Quatrième grande série d'amendements que nous avons examinés : ceux qui portent sur des fusions de structures. Ils sont a priori irrecevables parce que, même s'ils visent à faire des économies en mutualisant, ils créent une nouvelle structure. Cela étant, la jurisprudence de mes prédécesseurs, que j'ai accentuée pour préserver l'initiative parlementaire, admet des amendements qui proposent la fusion de collectivités, mais toujours au sein du même niveau : fusion de départements, fusion de régions, fusion de communes, fusion d'intercommunalités…

Enfin, le dernier cas de figure est celui des amendements qui entraînent une perte de recettes. Ils sont irrecevables, à moins d'être gagés. Nous travaillons de la façon suivante : si l'amendement n'est pas du tout gagé, il est déclaré irrecevable, s'il est mal gagé, nous prenons contact avec son auteur pour l'aider à rédiger le gage. Les quatre administrateurs qui travaillent avec moi sur l'application de l'article 40 sont vraiment à votre disposition pour aboutir à la meilleure rédaction possible, puisque nous souhaitons qu'un maximum d'amendements puissent être discutés en séance. Je ne saurais que vous inciter, vous et vos collaborateurs, quand vous rédigez un amendement, à prendre contact préalablement avec nous pour être sûr qu'il sera recevable.

Une dernière précision qu'il faut bien avoir à l'esprit : il est possible de déclarer des amendements recevables dès lors qu'ils s'inscrivent soit dans la logique du projet de loi initial ou des intentions formulées explicitement par le Gouvernement, soit dans la logique du texte adopté précédemment par le Sénat, comme c'est le cas en l'espèce, ou par la commission de l'Assemblée saisie au fond, en l'occurrence la commission des lois.
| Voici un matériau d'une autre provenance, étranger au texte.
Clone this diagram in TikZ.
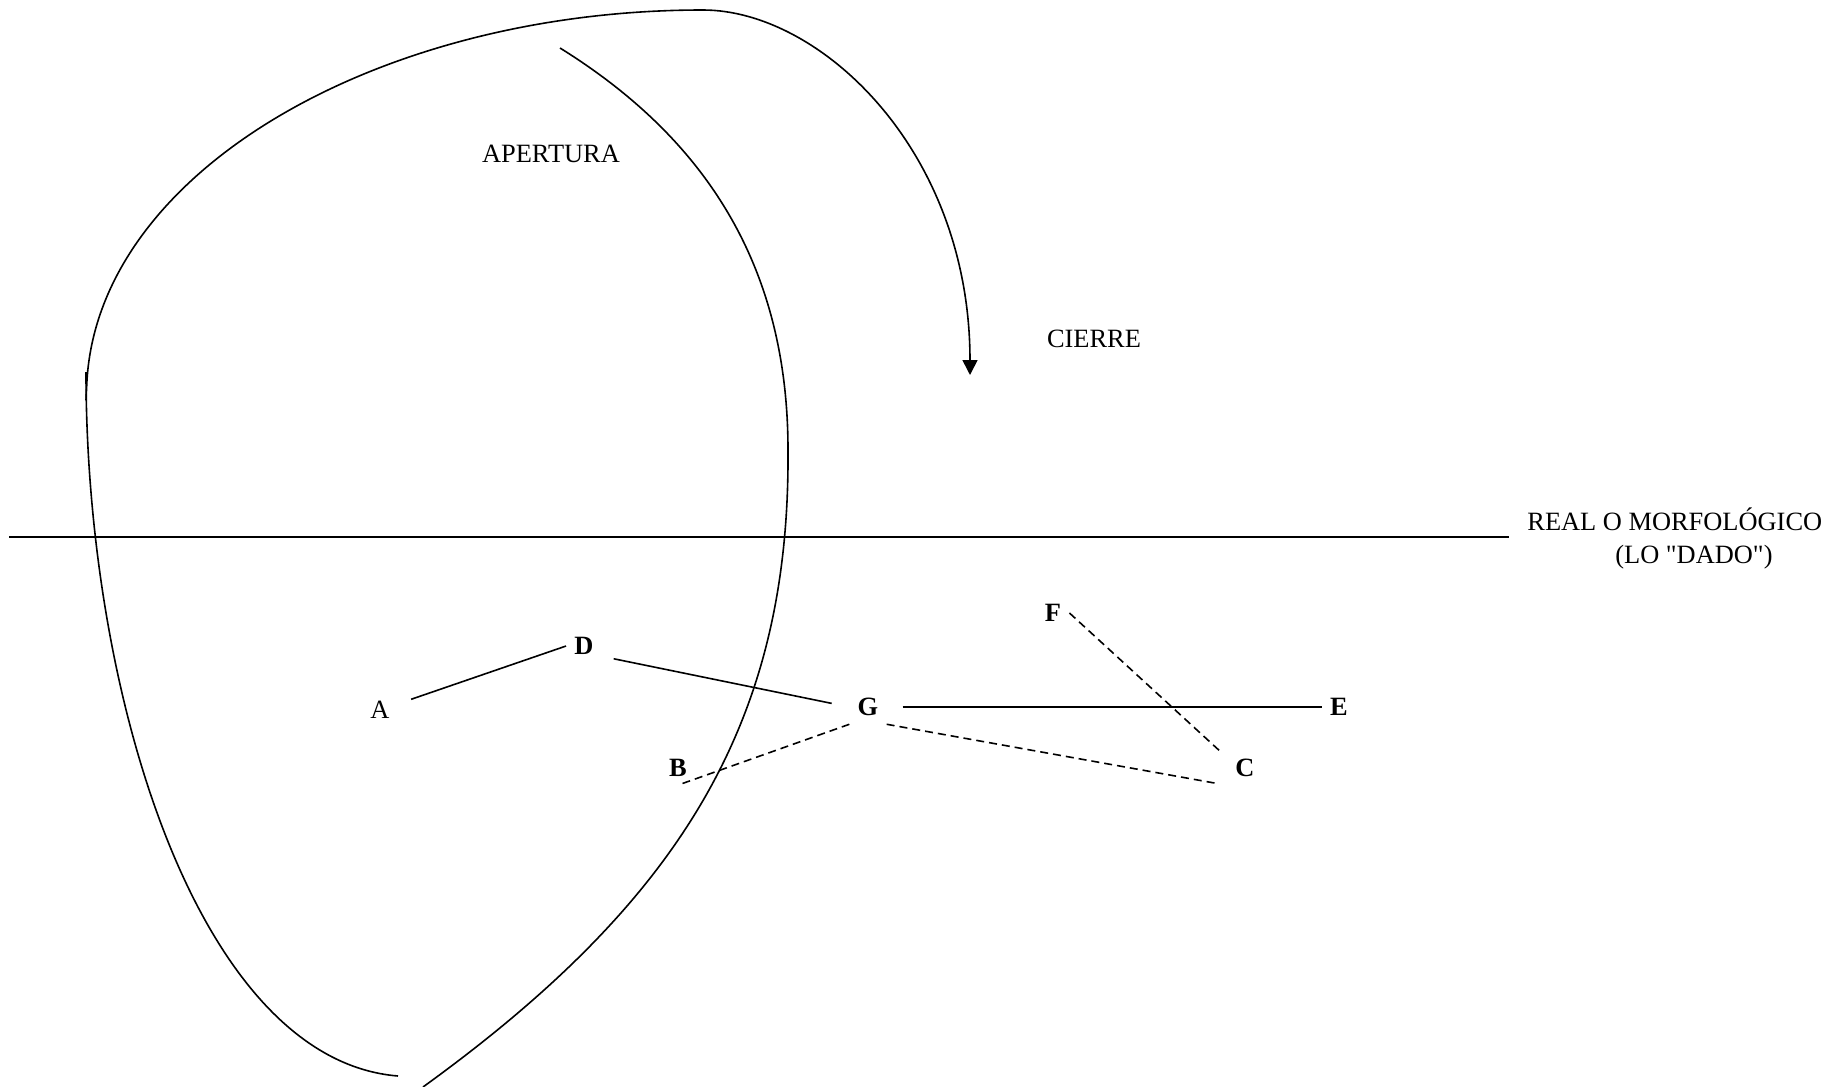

Vous le voyez : nous travaillons pour vous faciliter les choses, parce que c'est l'intérêt de tous qu'un maximum d'initiatives parlementaires puissent être reçues. Je regrette profondément ces quelques déclarations que je juge intempestives. Je les regrette moins en tant que président de la commission des finances, je le répète, qu'au regard du travail fourni par les administrateurs de notre commission. C'est un travail extrêmement difficile.